● **Aim**
Your copy of the material below should match it exactly, except that it holds no pictures.

● **Data listing**
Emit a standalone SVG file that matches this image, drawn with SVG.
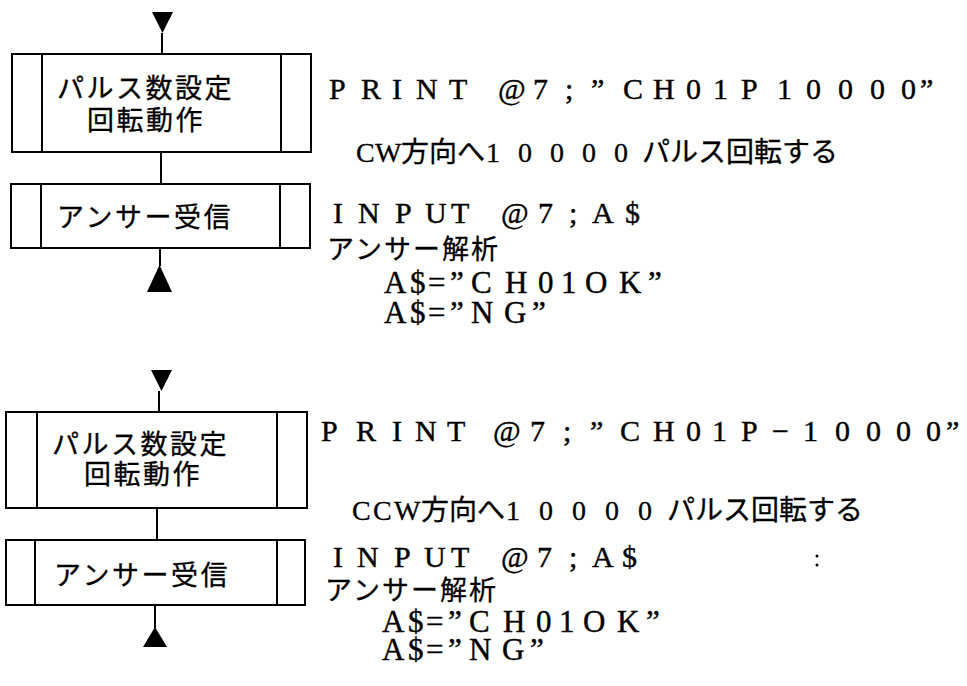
<svg xmlns="http://www.w3.org/2000/svg" width="967" height="686" viewBox="0 0 967 686">
<style>
.box{fill:#fff;stroke:#000;stroke-width:2}
.ln{stroke:#000;stroke-width:2;fill:none}
.tri{fill:#000}
.jp{font-family:"Noto Sans CJK JP","Noto Sans",sans-serif;font-size:27px;fill:#000;stroke:#000;stroke-width:0.3}
.lat{font-family:"Liberation Serif","Noto Sans CJK JP",serif;font-size:30px;fill:#000;stroke:#000;stroke-width:0.4}
.big{font-size:31px}
.mix{font-family:"Liberation Serif","Noto Sans CJK JP",serif;font-size:28px;fill:#000;stroke:#000;stroke-width:0.3}
</style>
<rect width="967" height="686" fill="#fff"/>
<g id="connectors">
<polygon class="tri" points="152,12 173,12 162.5,33"/>
<line class="ln" x1="162" y1="33" x2="162" y2="54"/>
<line class="ln" x1="161" y1="152" x2="161" y2="184"/>
<line class="ln" x1="160" y1="248" x2="160" y2="266"/>
<polygon class="tri" points="147,292 172,292 159.5,265"/>
<polygon class="tri" points="151,370 172,370 161.5,391"/>
<line class="ln" x1="159" y1="391" x2="159" y2="412"/>
<line class="ln" x1="157" y1="508" x2="157" y2="540"/>
<line class="ln" x1="155" y1="605" x2="155" y2="628"/>
<polygon class="tri" points="143,647 167,647 155,627"/>
</g>
<g id="node-pulse-set-1">
<rect class="box" x="12" y="54" width="299" height="98"/>
<line class="ln" x1="42" y1="54" x2="42" y2="152"/>
<line class="ln" x1="281" y1="54" x2="281" y2="152"/>
<text class="jp" x="57" y="98" letter-spacing="2.5">パルス数設定</text>
<text class="jp" x="87" y="130" letter-spacing="2.5">回転動作</text>
</g>
<g id="node-answer-1">
<rect class="box" x="11" y="184" width="299" height="64"/>
<line class="ln" x1="41" y1="184" x2="41" y2="248"/>
<line class="ln" x1="280" y1="184" x2="280" y2="248"/>
<text class="jp" x="57" y="227" letter-spacing="2.5">アンサー受信</text>
</g>
<g id="node-pulse-set-2">
<rect class="box" x="6" y="412" width="301" height="96"/>
<line class="ln" x1="37" y1="412" x2="37" y2="508"/>
<line class="ln" x1="277" y1="412" x2="277" y2="508"/>
<text class="jp" x="52" y="454" letter-spacing="2.5">パルス数設定</text>
<text class="jp" x="84" y="484" letter-spacing="2.5">回転動作</text>
</g>
<g id="node-answer-2">
<rect class="box" x="6" y="540" width="299" height="65"/>
<line class="ln" x1="35" y1="540" x2="35" y2="605"/>
<line class="ln" x1="277" y1="540" x2="277" y2="605"/>
<text class="jp" x="54" y="585" letter-spacing="2.5">アンサー受信</text>
</g>
<g id="notes-1">
<text class="lat" x="329 361 392 416 449 498 533 565 591 623 653 686 713 741 777 806 838 870 901 920" y="99">PRINT@7;”CH01P10000”</text>
<text class="mix" x="356 375 401 429 457 486 518 550 582 614 642 670 698 726 754 782 810" y="162">CW方向へ10000パルス回転する</text>
<text class="lat" x="333 358 395 425 451 501 538 569 592 625" y="223">INPUT@7;A$</text>
<text class="jp" x="327" y="259" letter-spacing="2">アンサー解析</text>
<text class="lat big" x="384 410 428 450 471 505 538 561 585 619 648" y="293">A$=”CH01OK”</text>
<text class="lat big" x="384 410 428 450 471 504 532" y="323">A$=”NG”</text>
</g>
<g id="notes-2">
<text class="lat" x="321 356 392 415 447 493 530 563 590 620 653 686 712 741 772 803 835 866 896 926 946" y="441">PRINT@7;”CH01P−10000”</text>
<text class="mix" x="352 373 394 421 449 477 506 539 572 605 638 667 695 723 751 779 807 835" y="520">CCW方向へ10000パルス回転する</text>
<text class="lat" x="333 357 394 424 451 501 537 569 592 622" y="567">INPUT@7;A$</text>
<text class="jp" x="325" y="600" letter-spacing="2">アンサー解析</text>
<text class="lat big" x="382 408 426 448 469 503 536 559 583 617 646" y="632">A$=”CH01OK”</text>
<text class="lat big" x="382 408 426 448 469 502 530" y="660">A$=”NG”</text>
<circle cx="817" cy="556" r="1.5" fill="#000"/>
<circle cx="817" cy="565" r="1.5" fill="#000"/>
</g>
</svg>
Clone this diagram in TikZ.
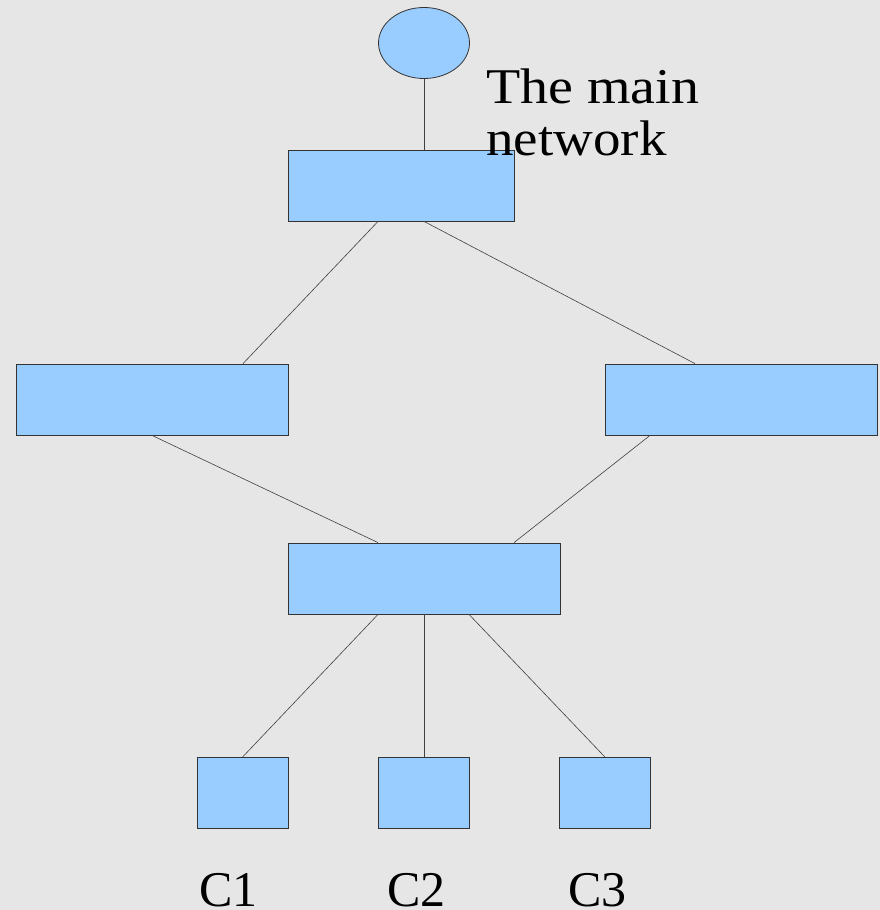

● **Task result**
Emit a standalone SVG file that matches this image, drawn with SVG.
<svg xmlns="http://www.w3.org/2000/svg" width="967" height="686" viewBox="0 0 967 686">
<style>
.box{fill:#fff;stroke:#000;stroke-width:2}
.ln{stroke:#000;stroke-width:2;fill:none}
.tri{fill:#000}
.jp{font-family:"Noto Sans CJK JP","Noto Sans",sans-serif;font-size:27px;fill:#000;stroke:#000;stroke-width:0.3}
.lat{font-family:"Liberation Serif","Noto Sans CJK JP",serif;font-size:30px;fill:#000;stroke:#000;stroke-width:0.4}
.big{font-size:31px}
.mix{font-family:"Liberation Serif","Noto Sans CJK JP",serif;font-size:28px;fill:#000;stroke:#000;stroke-width:0.3}
</style>
<rect width="967" height="686" fill="#fff"/>
<g id="connectors">
<polygon class="tri" points="152,12 173,12 162.5,33"/>
<line class="ln" x1="162" y1="33" x2="162" y2="54"/>
<line class="ln" x1="161" y1="152" x2="161" y2="184"/>
<line class="ln" x1="160" y1="248" x2="160" y2="266"/>
<polygon class="tri" points="147,292 172,292 159.5,265"/>
<polygon class="tri" points="151,370 172,370 161.5,391"/>
<line class="ln" x1="159" y1="391" x2="159" y2="412"/>
<line class="ln" x1="157" y1="508" x2="157" y2="540"/>
<line class="ln" x1="155" y1="605" x2="155" y2="628"/>
<polygon class="tri" points="143,647 167,647 155,627"/>
</g>
<g id="node-pulse-set-1">
<rect class="box" x="12" y="54" width="299" height="98"/>
<line class="ln" x1="42" y1="54" x2="42" y2="152"/>
<line class="ln" x1="281" y1="54" x2="281" y2="152"/>
<text class="jp" x="57" y="98" letter-spacing="2.5">パルス数設定</text>
<text class="jp" x="87" y="130" letter-spacing="2.5">回転動作</text>
</g>
<g id="node-answer-1">
<rect class="box" x="11" y="184" width="299" height="64"/>
<line class="ln" x1="41" y1="184" x2="41" y2="248"/>
<line class="ln" x1="280" y1="184" x2="280" y2="248"/>
<text class="jp" x="57" y="227" letter-spacing="2.5">アンサー受信</text>
</g>
<g id="node-pulse-set-2">
<rect class="box" x="6" y="412" width="301" height="96"/>
<line class="ln" x1="37" y1="412" x2="37" y2="508"/>
<line class="ln" x1="277" y1="412" x2="277" y2="508"/>
<text class="jp" x="52" y="454" letter-spacing="2.5">パルス数設定</text>
<text class="jp" x="84" y="484" letter-spacing="2.5">回転動作</text>
</g>
<g id="node-answer-2">
<rect class="box" x="6" y="540" width="299" height="65"/>
<line class="ln" x1="35" y1="540" x2="35" y2="605"/>
<line class="ln" x1="277" y1="540" x2="277" y2="605"/>
<text class="jp" x="54" y="585" letter-spacing="2.5">アンサー受信</text>
</g>
<g id="notes-1">
<text class="lat" x="329 361 392 416 449 498 533 565 591 623 653 686 713 741 777 806 838 870 901 920" y="99">PRINT@7;”CH01P10000”</text>
<text class="mix" x="356 375 401 429 457 486 518 550 582 614 642 670 698 726 754 782 810" y="162">CW方向へ10000パルス回転する</text>
<text class="lat" x="333 358 395 425 451 501 538 569 592 625" y="223">INPUT@7;A$</text>
<text class="jp" x="327" y="259" letter-spacing="2">アンサー解析</text>
<text class="lat big" x="384 410 428 450 471 505 538 561 585 619 648" y="293">A$=”CH01OK”</text>
<text class="lat big" x="384 410 428 450 471 504 532" y="323">A$=”NG”</text>
</g>
<g id="notes-2">
<text class="lat" x="321 356 392 415 447 493 530 563 590 620 653 686 712 741 772 803 835 866 896 926 946" y="441">PRINT@7;”CH01P−10000”</text>
<text class="mix" x="352 373 394 421 449 477 506 539 572 605 638 667 695 723 751 779 807 835" y="520">CCW方向へ10000パルス回転する</text>
<text class="lat" x="333 357 394 424 451 501 537 569 592 622" y="567">INPUT@7;A$</text>
<text class="jp" x="325" y="600" letter-spacing="2">アンサー解析</text>
<text class="lat big" x="382 408 426 448 469 503 536 559 583 617 646" y="632">A$=”CH01OK”</text>
<text class="lat big" x="382 408 426 448 469 502 530" y="660">A$=”NG”</text>
<circle cx="817" cy="556" r="1.5" fill="#000"/>
<circle cx="817" cy="565" r="1.5" fill="#000"/>
</g>
</svg>
Clone this diagram in TikZ.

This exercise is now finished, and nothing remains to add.